We do have some pretty strict rules around external use of Gartner research by our clients, and we have them so that our research isn’t quoted out of context, as a weapon by one vendor against another, or as an implied endorsement of a vendor or product. Our published IP is the basis for virtually everything that Gartner offers, so we do want to make sure we protect it when warranted. But in this case it wasn’t warranted.
Please send email to me
Nancy,
While anyone can post on this blog, I have not received any emails or phone calls from Gar-ner. I have deleted all blogs and they will not be going back up. Gar-ner stepped over the line, tried to push the wrong person around and did not think I would write about it. If Gar-ner is really trying to say they are sorry they should do a press release.
Go away Nancy, we've seen Gartner's true colors
Yup, I have some strict rules too now:
The name "Gartner" now equals "mud" in my book.
Boycott Gartner, sorry Nancy to little too late
This should start a boycott on Gartner so that companies don’t rely on them so much and do research themselves. If my company did some research and testing rather than just buying the Gartner top picks, our network would be better. Let’s just say they are not always right.

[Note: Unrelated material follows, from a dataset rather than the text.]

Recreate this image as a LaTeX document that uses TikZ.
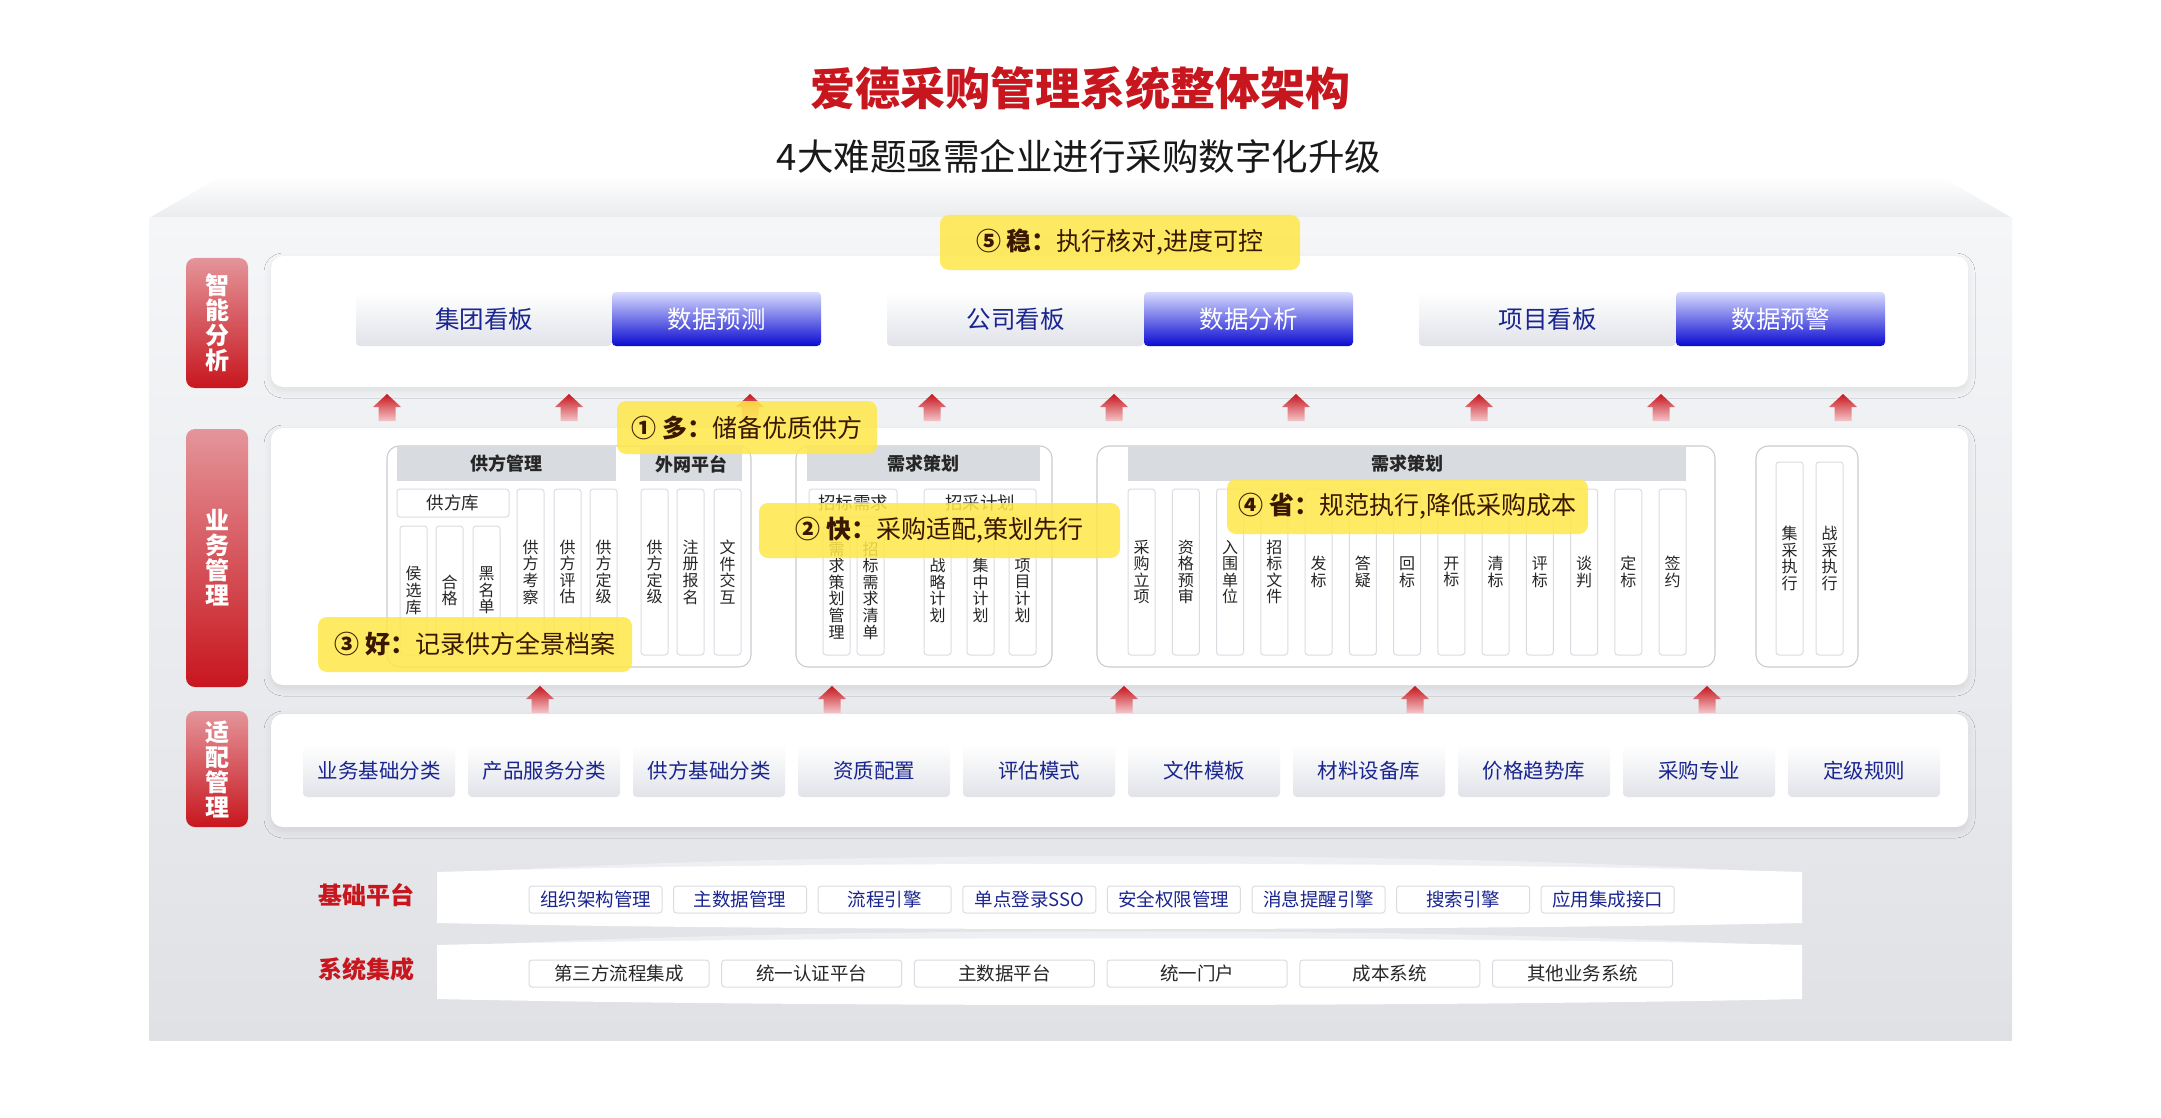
\documentclass[tikz,border=0pt]{standalone}
\usepackage{fontspec}
\setmainfont{Noto Sans CJK SC}
\usetikzlibrary{shadows.blur}
\definecolor{tred}{HTML}{C8161E}
\definecolor{rtop}{HTML}{E4959A}
\definecolor{navy}{HTML}{1A2590}
\definecolor{cyel}{HTML}{FFE74A}
\definecolor{cbrown}{HTML}{3A1800}
\definecolor{hdr}{HTML}{D8DBE0}
\definecolor{gbord}{HTML}{C9CCD1}
\definecolor{cbord}{HTML}{DADCE1}
\definecolor{bgtop}{HTML}{F5F6F8}
\definecolor{bgbot}{HTML}{DFE1E5}
\definecolor{topface}{HTML}{E9EBEE}
\definecolor{btnbot}{HTML}{E1E3E9}
\definecolor{bluetop}{HTML}{D9DCFF}
\definecolor{bluebot}{HTML}{0A0AD0}
\definecolor{coltext}{HTML}{262626}
\definecolor{arrbot}{HTML}{F3C6C9}
\definecolor{rim}{HTML}{EDEFF2}
\begin{document}
\begin{tikzpicture}[x=1pt,y=-1pt,
  every node/.style={inner sep=0pt,outer sep=0pt},
  panel/.style={fill=white,rounded corners=12pt,anchor=north west,minimum width=1697pt,
    blur shadow={shadow xshift=0pt,shadow yshift=-4pt,shadow blur radius=7pt,shadow opacity=8}},
  redlab/.style={rounded corners=9pt,top color=rtop,bottom color=tred,text=white,
    font=\fontsize{24}{25}\selectfont\bfseries,align=center,anchor=north west,minimum width=62pt},
  lbtn/.style={rounded corners=4pt,top color=white,bottom color=btnbot,text=navy,anchor=north west},
  bbtn/.style={rounded corners=4pt,top color=bluetop,bottom color=bluebot,text=white,anchor=north west},
  callout/.style={rounded corners=9pt,fill=cyel,fill opacity=0.86,text opacity=1,text=cbrown,
    font=\fontsize{25}{28}\selectfont,anchor=north west},
  grp/.style={draw=gbord,line width=1.1pt,rounded corners=12pt,fill=white,anchor=north west,minimum height=221pt},
  hdrbar/.style={fill=hdr,anchor=north west,minimum height=34pt,font=\fontsize{18}{20}\selectfont\bfseries,text=black!85},
  subhd/.style={draw=cbord,line width=1pt,rounded corners=3pt,fill=white,anchor=north west,minimum height=28pt,
    font=\fontsize{17.5}{19}\selectfont,text=coltext},
  colb/.style={draw=cbord,line width=1pt,fill=white,rounded corners=3pt,minimum width=27pt,anchor=north west,
    align=center,font=\fontsize{16}{16.6}\selectfont,text=coltext},
  itm/.style={draw=cbord,line width=1pt,fill=white,rounded corners=3pt,anchor=north west,minimum height=27pt,
    font=\fontsize{18.5}{20}\selectfont},
  bandlab/.style={font=\fontsize{24}{26}\selectfont\bfseries,text=tred},
  uparr/.pic={\shade[top color=tred,bottom color=arrbot] (0,0) -- (14,13) -- (8.5,13) -- (8.5,27) -- (-8.5,27) -- (-8.5,13) -- (-14,13) -- cycle;}
]
\useasboundingbox (0,0) rectangle (2161,1118);
\fill[white] (0,0) rectangle (2161,1118);
% 3D box
\shade[top color=white,bottom color=topface] (149,218) -- (222,176) -- (1940,176) -- (2012,218) -- cycle;
\shade[top color=bgtop,bottom color=bgbot] (149,218) rectangle (2012,1040);

% titles
\node[font=\fontsize{45}{50}\selectfont\bfseries,text=tred] (title) at (1080,88) {爱德采购管理系统整体架构};
\node[font=\fontsize{36.5}{40}\selectfont,text=black!90] (sub) at (1079,157) {4大难题亟需企业进行采购数字化升级};

% panels
\node[panel,minimum height=131pt] (p1) at (271,256) {};
\node[panel,minimum height=257pt] (p2) at (271,428) {};
\node[panel,minimum height=113pt] (p3) at (271,714) {};

% red labels
\node[redlab,minimum height=130pt] (l1) at (186,258) {智\\能\\分\\析};
\node[redlab,minimum height=258pt] (l2) at (186,429) {业\\务\\管\\理};
\node[redlab,minimum height=116pt] (l3) at (186,711) {适\\配\\管\\理};

% layer 1 buttons
\begin{scope}[every node/.append style={minimum height=54pt,font=\fontsize{24.5}{26}\selectfont}]
\node[lbtn,minimum width=256pt] (k1) at (356,292) {集团看板};
\node[bbtn,minimum width=209pt] (k2) at (612,292) {数据预测};
\node[lbtn,minimum width=257pt] (k3) at (887,292) {公司看板};
\node[bbtn,minimum width=209pt] (k4) at (1144,292) {数据分析};
\node[lbtn,minimum width=257pt] (k5) at (1419,292) {项目看板};
\node[bbtn,minimum width=209pt] (k6) at (1676,292) {数据预警};
\end{scope}

% group 1
\node[grp,minimum width=364pt] (g1) at (387,446) {};
\node[hdrbar,minimum width=219pt] (h1) at (397,447) {供方管理};
\node[hdrbar,minimum width=102pt] (h2) at (640,447) {外网平台};
\node[subhd,minimum width=112pt] (s1) at (397,489) {供方库};
\node[colb,minimum height=129pt] (c1) at (400,526) {侯\\选\\库};
\node[colb,minimum height=129pt] (c2) at (436,526) {合\\格};
\node[colb,minimum height=129pt] (c3) at (473,526) {黑\\名\\单};
\node[colb,minimum height=166pt] (c4) at (517,489) {供\\方\\考\\察};
\node[colb,minimum height=166pt] (c5) at (554,489) {供\\方\\评\\估};
\node[colb,minimum height=166pt] (c6) at (590,489) {供\\方\\定\\级};
\node[colb,minimum height=166pt] (c7) at (641,489) {供\\方\\定\\级};
\node[colb,minimum height=166pt] (c8) at (677,489) {注\\册\\报\\名};
\node[colb,minimum height=166pt] (c9) at (714,489) {文\\件\\交\\互};

% group 2
\node[grp,minimum width=256pt] (g2) at (796,446) {};
\node[hdrbar,minimum width=233pt] (h3) at (807,447) {需求策划};
\node[subhd,minimum width=88pt] (s2) at (809,489) {招标需求};
\node[subhd,minimum width=112pt] (s3) at (924,489) {招采计划};
\node[colb,minimum height=129pt] (d1) at (823,526) {需\\求\\策\\划\\管\\理};
\node[colb,minimum height=129pt] (d2) at (857,526) {招\\标\\需\\求\\清\\单};
\node[colb,minimum height=129pt] (d3) at (924,526) {战\\略\\计\\划};
\node[colb,minimum height=129pt] (d4) at (967,526) {集\\中\\计\\划};
\node[colb,minimum height=129pt] (d5) at (1009,526) {项\\目\\计\\划};

% group 3
\node[grp,minimum width=618pt] (g3) at (1097,446) {};
\node[hdrbar,minimum width=558pt] (h4) at (1128,447) {需求策划};
\foreach \t [count=\i from 0] in {{采\\购\\立\\项},{资\\格\\预\\审},{入\\围\\单\\位},{招\\标\\文\\件},{发\\标},{答\\疑},{回\\标},{开\\标},{清\\标},{评\\标},{谈\\判},{定\\标},{签\\约}}
  \node[colb,minimum height=166pt] (e\i) at ({1128+44.25*\i},489) {\t};

% group 4
\node[grp,minimum width=102pt] (g4) at (1756,446) {};
\node[colb,minimum height=193pt] (f1) at (1776,462) {集\\采\\执\\行};
\node[colb,minimum height=193pt] (f2) at (1816,462) {战\\采\\执\\行};

% layer 3 buttons
\foreach \t [count=\i from 0] in {业务基础分类,产品服务分类,供方基础分类,资质配置,评估模式,文件模板,材料设备库,价格趋势库,采购专业,定级规则}
  \node[lbtn,minimum width=152pt,minimum height=52pt,font=\fontsize{20.5}{22}\selectfont] (a\i) at ({303+165*\i},745) {\t};

% arrows
\foreach \x in {387,569,750,932,1114,1296,1479,1661,1843} \pic at (\x,394) {uparr};
\foreach \x in {540,832,1124,1415,1707} \pic at (\x,686) {uparr};

% callouts
\node[callout,minimum width=360pt,minimum height=55pt] (q5) at (940,215) {\textbf{⑤ 稳：}执行核对,进度可控};
\node[callout,minimum width=260pt,minimum height=53pt] (q1) at (617,401) {\textbf{① 多：}储备优质供方};
\node[callout,minimum width=361pt,minimum height=55pt] (q2) at (759,503) {\textbf{② 快：}采购适配,策划先行};
\node[callout,minimum width=314pt,minimum height=55pt] (q3) at (318,617) {\textbf{③ 好：}记录供方全景档案};
\node[callout,minimum width=361pt,minimum height=55pt] (q4) at (1227,479) {\textbf{④ 省：}规范执行,降低采购成本};

% base bands
\fill[rim] (437,874) .. controls (800,850) and (1440,850) .. (1802,874) -- cycle;
\fill[white] (437,872) .. controls (800,861) and (1440,861) .. (1802,872) -- (1802,923) .. controls (1440,931) and (800,931) .. (437,923) -- cycle;
\fill[rim] (437,947) .. controls (800,926) and (1440,926) .. (1802,947) -- cycle;
\fill[white] (437,945) .. controls (800,936) and (1440,936) .. (1802,945) -- (1802,999) .. controls (1440,1007) and (800,1007) .. (437,999) -- cycle;

\node[bandlab] (bl1) at (366,895) {基础平台};
\node[bandlab] (bl2) at (366,969) {系统集成};
\foreach \t [count=\i from 0] in {组织架构管理,主数据管理,流程引擎,单点登录SSO,安全权限管理,消息提醒引擎,搜索引擎,应用集成接口}
  \node[itm,text=navy,minimum width=133pt] (b\i) at ({529+144.6*\i},886) {\t};
\foreach \t [count=\i from 0] in {第三方流程集成,统一认证平台,主数据平台,统一门户,成本系统,其他业务系统}
  \node[itm,text=black!85,minimum width=180pt] (s\i) at ({529+192.7*\i},960) {\t};
\end{tikzpicture}
\end{document}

With that said I am very happy Larry Chaffin stood up to Gartner and deleted all of the blogs, it really shows Gartner they are not all of that. They really tried to bully the wrong person and Larry called the bluff.
Some stupid analyst
You don't say who sent you the email, but you might point him/her to the actual policy at the website:
bolding didn't come through
Notice that the name restriction is for commercial use. I doubt very much that Gartner wants to restrict mention of their name in news articles.